Treachery
by Chapman Pincher
Betrayals, Blunders & Cover-Ups Six Decades of Espionage
Format: Paperback
Date of publication: May 2012
Publisher: Mainstream Publishing
ISBN: 9781780575407
In Treachery, noted intelligence authority and author Chapman Pincher makes a compelling case that the head of Britain's own counterintelligence and security agency was himself a double agent, acting to undermine and imperil the UK and America. Fortified by a mass of new information, he pulls the mask from the MI5 chief, Sir Roger Hollis, and, as a result, years of traitorous action and inaction on his watch come tumbling down. Pincher reveals Hollis' early years, when he attended Oxford University, which 'educated' many agents, and worked in 1930s' Shanghai, a hotbed of soon-to-be spies and Soviet recruiters.

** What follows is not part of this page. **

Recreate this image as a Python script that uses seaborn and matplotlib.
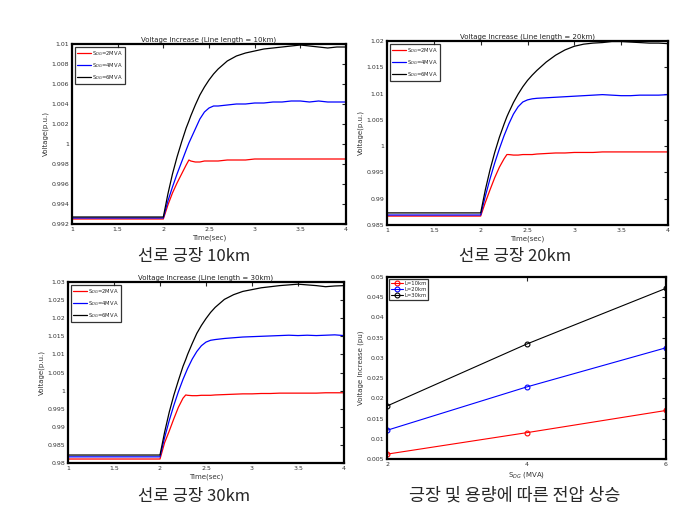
import numpy as np
import pandas as pd
import matplotlib
matplotlib.use("Agg")
import matplotlib.pyplot as plt
import seaborn as sns
from matplotlib.ticker import FuncFormatter

# time axis (sec) shared by the three simulation panels
t = [1.0, 2.0, 2.05, 2.1, 2.15, 2.2, 2.25, 2.28, 2.3, 2.35, 2.4, 2.45, 2.5, 2.55, 2.6,
     2.7, 2.8, 2.9, 3.0, 3.1, 3.2, 3.3, 3.4, 3.5, 3.6, 3.7, 3.8, 3.9, 4.0]

# line length 10km
v10_2 = [0.9925, 0.9925, 0.9939, 0.9951, 0.9961, 0.9970, 0.9979, 0.9984, 0.9983, 0.9982,
         0.9982, 0.9983, 0.9983, 0.9983, 0.9983, 0.9984, 0.9984, 0.9984, 0.9985, 0.9985,
         0.9985, 0.9985, 0.9985, 0.9985, 0.9985, 0.9985, 0.9985, 0.9985, 0.9985]
v10_4 = [0.9926, 0.9926, 0.9943, 0.9957, 0.9970, 0.9982, 0.9994, 1.0001, 1.0005, 1.0015,
         1.0025, 1.0032, 1.0036, 1.0038, 1.0038, 1.0039, 1.0040, 1.0040, 1.0041, 1.0041,
         1.0042, 1.0042, 1.0043, 1.0043, 1.0042, 1.0043, 1.0042, 1.0042, 1.0042]
v10_6 = [0.9927, 0.9927, 0.9950, 0.9970, 0.9987, 1.0002, 1.0016, 1.0023, 1.0028, 1.0039,
         1.0049, 1.0057, 1.0064, 1.0070, 1.0075, 1.0083, 1.0088, 1.0091, 1.0093, 1.0095,
         1.0096, 1.0097, 1.0098, 1.0099, 1.0098, 1.0097, 1.0096, 1.0097, 1.0097]

# line length 20km
v20_2 = [0.9867, 0.9867, 0.9893, 0.9917, 0.9940, 0.9960, 0.9976, 0.9984, 0.9984, 0.9983,
         0.9983, 0.9984, 0.9984, 0.9984, 0.9985, 0.9986, 0.9987, 0.9987, 0.9988, 0.9988,
         0.9988, 0.9989, 0.9989, 0.9989, 0.9989, 0.9989, 0.9989, 0.9989, 0.9989]
v20_4 = [0.9869, 0.9869, 0.9905, 0.9938, 0.9968, 0.9995, 1.0020, 1.0033, 1.0042, 1.0061,
         1.0075, 1.0084, 1.0088, 1.0090, 1.0091, 1.0092, 1.0093, 1.0094, 1.0095, 1.0096,
         1.0097, 1.0098, 1.0097, 1.0096, 1.0096, 1.0097, 1.0097, 1.0097, 1.0098]
v20_6 = [0.9873, 0.9873, 0.9917, 0.9955, 0.9988, 1.0017, 1.0042, 1.0056, 1.0064, 1.0083,
         1.0099, 1.0113, 1.0125, 1.0135, 1.0144, 1.0160, 1.0173, 1.0183, 1.0190, 1.0194,
         1.0196, 1.0197, 1.0199, 1.0199, 1.0198, 1.0197, 1.0196, 1.0196, 1.0195]

# line length 30km
v30_2 = [0.9811, 0.9811, 0.9856, 0.9888, 0.9922, 0.9954, 0.9979, 0.9988, 0.9987, 0.9986,
         0.9986, 0.9987, 0.9987, 0.9987, 0.9988, 0.9989, 0.9990, 0.9991, 0.9991, 0.9992,
         0.9992, 0.9993, 0.9993, 0.9993, 0.9993, 0.9993, 0.9994, 0.9994, 0.9994]
v30_4 = [0.9817, 0.9817, 0.9870, 0.9917, 0.9959, 0.9997, 1.0031, 1.0049, 1.0061, 1.0087,
         1.0108, 1.0124, 1.0134, 1.0139, 1.0141, 1.0144, 1.0146, 1.0148, 1.0149, 1.0150,
         1.0151, 1.0152, 1.0153, 1.0152, 1.0153, 1.0152, 1.0153, 1.0154, 1.0152]
v30_6 = [0.9822, 0.9822, 0.9885, 0.9940, 0.9987, 1.0028, 1.0067, 1.0086, 1.0100, 1.0130,
         1.0158, 1.0180, 1.0199, 1.0216, 1.0230, 1.0252, 1.0265, 1.0274, 1.0279, 1.0284,
         1.0287, 1.0290, 1.0292, 1.0294, 1.0292, 1.0290, 1.0287, 1.0289, 1.0290]

# summary panel
s_dg = [2, 4, 6]
inc_10km = [0.0062, 0.0115, 0.0170]
inc_20km = [0.0121, 0.0228, 0.0325]
inc_30km = [0.0181, 0.0334, 0.0472]

mva_labels = ["S$_{DG}$=2MVA", "S$_{DG}$=4MVA", "S$_{DG}$=6MVA"]
len_labels = ["L=10km", "L=20km", "L=30km"]
colors = ["red", "blue", "black"]

sns.set_style("white")
plt.rcParams["font.family"] = ["DejaVu Sans"]

W, H = 700, 509
fig = plt.figure(figsize=(7, 5.09), dpi=100)


def px_axes(left, right, top, bottom):
    return fig.add_axes([left / W, 1 - bottom / H, (right - left) / W, (bottom - top) / H])


fmt = FuncFormatter(lambda v, p: "%g" % round(v, 6))


def style_axes(ax):
    for s in ax.spines.values():
        s.set_linewidth(1.6)
        s.set_color("black")
    ax.tick_params(direction="in", top=True, right=True, length=3, width=0.8,
                   labelsize=4.5, labelcolor="#333333", pad=2)
    ax.xaxis.set_major_formatter(fmt)
    ax.yaxis.set_major_formatter(fmt)


def small_legend(ax, labels, hl):
    leg = ax.legend(ax.lines[:3], labels, loc="upper left", fontsize=3.8,
                    frameon=True, fancybox=False, edgecolor="black", handlelength=hl,
                    handletextpad=0.3, borderpad=0.45, labelspacing=0.55,
                    borderaxespad=0.5)
    leg.get_frame().set_linewidth(0.9)


def sim_panel(ax, series, title, ylim, ystep):
    df = pd.DataFrame({
        "t": t * 3,
        "v": series[0] + series[1] + series[2],
        "case": [mva_labels[0]] * len(t) + [mva_labels[1]] * len(t) + [mva_labels[2]] * len(t),
    })
    sns.lineplot(data=df, x="t", y="v", hue="case", palette=colors, estimator=None,
                 sort=False, linewidth=0.9, ax=ax)
    ax.set_xlim(1, 4)
    ax.set_ylim(*ylim)
    ax.set_xticks(np.arange(1, 4.01, 0.5))
    ax.set_yticks(np.arange(ylim[0], ylim[1] + ystep / 2, ystep))
    ax.set_title(title, fontsize=5, pad=2, color="#222222")
    ax.set_xlabel("Time(sec)", fontsize=5, labelpad=2, color="#333333")
    ax.set_ylabel("Voltage(p.u.)", fontsize=5, labelpad=2, color="#333333")
    style_axes(ax)
    small_legend(ax, mva_labels, 2.6)


ax1 = px_axes(72, 346, 44, 224)
sim_panel(ax1, [v10_2, v10_4, v10_6], "Voltage Increase (Line length = 10km)",
          (0.992, 1.01), 0.002)

ax2 = px_axes(387, 668, 41, 225)
sim_panel(ax2, [v20_2, v20_4, v20_6], "Voltage Increase (Line length = 20km)",
          (0.985, 1.02), 0.005)

ax3 = px_axes(68, 344, 282, 463)
sim_panel(ax3, [v30_2, v30_4, v30_6], "Voltage Increase (Line length = 30km)",
          (0.98, 1.03), 0.005)

ax4 = px_axes(387, 666, 277, 459)
df4 = pd.DataFrame({
    "s": s_dg * 3,
    "inc": inc_10km + inc_20km + inc_30km,
    "L": [len_labels[0]] * 3 + [len_labels[1]] * 3 + [len_labels[2]] * 3,
})
sns.lineplot(data=df4, x="s", y="inc", hue="L", palette=colors, estimator=None,
             linewidth=0.8, marker="o", markersize=3.5, markerfacecolor="none",
             markeredgewidth=0.8, ax=ax4)
for ln, c in zip(ax4.lines[:3], colors):
    ln.set_markeredgecolor(c)
ax4.set_xlim(2, 6)
ax4.set_ylim(0.005, 0.05)
ax4.set_xticks([2, 4, 6])
ax4.set_yticks(np.arange(0.005, 0.0501, 0.005))
ax4.set_xlabel("S$_{DG}$ (MVA)", fontsize=5, labelpad=2, color="#333333")
ax4.set_ylabel("Voltage Increase (pu)", fontsize=5, labelpad=2, color="#333333")
style_axes(ax4)
leg4 = ax4.legend(ax4.lines[:3], len_labels, loc="upper left", fontsize=3.8,
                  frameon=True, fancybox=False, edgecolor="black", handlelength=2.2,
                  handletextpad=0.3, borderpad=0.35, labelspacing=0.2, borderaxespad=0.4)
leg4.get_frame().set_linewidth(0.9)

# Korean captions under each panel
cap_font = ["Noto Sans CJK KR", "DejaVu Sans"]
fig.text(194 / W, 1 - 257 / H, "선로 긍장 10km", ha="center", va="center",
         fontsize=12, family=cap_font)
fig.text(515 / W, 1 - 257 / H, "선로 긍장 20km", ha="center", va="center",
         fontsize=12, family=cap_font)
fig.text(194 / W, 1 - 496 / H, "선로 긍장 30km", ha="center", va="center",
         fontsize=12, family=cap_font)
fig.text(515 / W, 1 - 496 / H, "긍장 및 용량에 따른 전압 상승", ha="center", va="center",
         fontsize=12.5, family=cap_font)

fig.savefig("out.png", dpi=100, facecolor="white")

Also for the first time, he exposes how Hollis entered MI5 where, he was a grey presence who rose in the ranks over 27 years while, as Pincher reveals in startling new detail, he was allowing the most notorious Soviet spies of the century to flourish. Myriad intriguing case histories are portrayed here, including that of Lt. Igor Gouzenko, a Red Army cipher clerk who disclosed, in 1945, that there was a mole in MI5 serving Russian intelligence - an exposure which touched off the Cold War.
With a mass of new evidence, some from Russian sources, Pincher tracks that mole and also provides exciting new perspectives on other infamous operatives of our time, including Kim Philby and Klaus Fuchs. Perhaps most explosively, Pincher posits that long after Hollis stepped down, a cover-up was perpetrated at the highest levels, even involving Margaret Thatcher, to conceal the truth forever - a deception which still continues. Treachery warns us to protect our society and institutions from enemy infiltration in the future.
It is a revelatory work that puts twentieth-century politics and war into stunning new relief.